Numer 757 w konwencji
ramsarskiej , obszar wodno-błotny o międzynarodowym znaczeniu przyrodniczym,
Światowy Rezerwat Biosfery sieci UNESCO,
z mewą srebrzystą za symbol. Słowiński
Park Narodowy, ponad 32 tysiące hektarów pod ochroną. Nasze krótkie wakacje na
Pomorzu z dala od syntetycznych hałasów, świateł i tłumu.
Rowy-Dębina szlak
czerwony, jeden to niby las a co chwilę inny, 4 kilometry zachwytów i zaskoczeń
plus widoki na Bałtyk z gór wydmowych.
Powietrze rozgrzane, termometry
wskazywały nawet ponad 30 stopni ukropności a w lesie mimo to przyjemnie i
pachnąco.
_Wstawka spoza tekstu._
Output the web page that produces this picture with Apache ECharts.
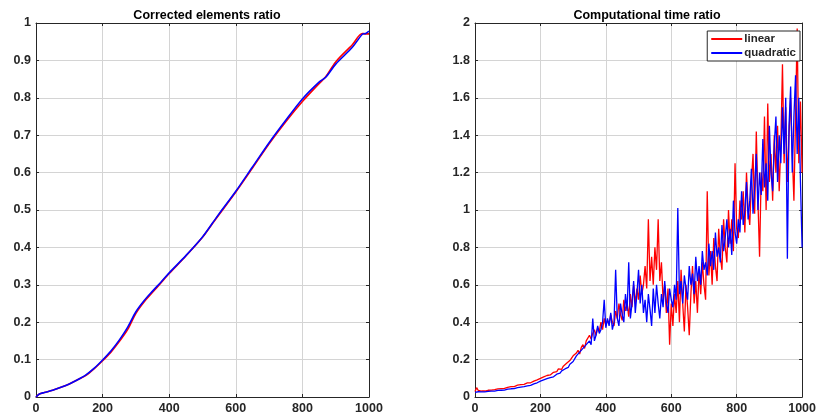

Dla nas te zapachy to trafiona odmiana od sudeckich, niewątpliwie
atrakcyjnych aromatów.
Najradośniej chłonąć było bór sosnowy, żywiczny i ciepły
z jakąś tajemniczą morską nutą, może to piasek a może bażyny a może wszystko
łączyło się w ten bukiet?
Las ów nie
dość, że nos pieści to jeszcze ma ogromną ofertę ptasich treli, rozbrzmiewają w
nim nieustanne symfonie ornitologiczne, popisy solistów i śpiewne dialogi. Tego
i tamtego na zdjęciach nie widać :)
Oczywistym jest, że nad morzem pierwszą z
przyjemności zwykle jest plażowanie i kąpiel w falach i tego też posmakowała
Jaremka i była zachwycona. Jednak co las, to las, zwłaszcza taki las rozmaitości.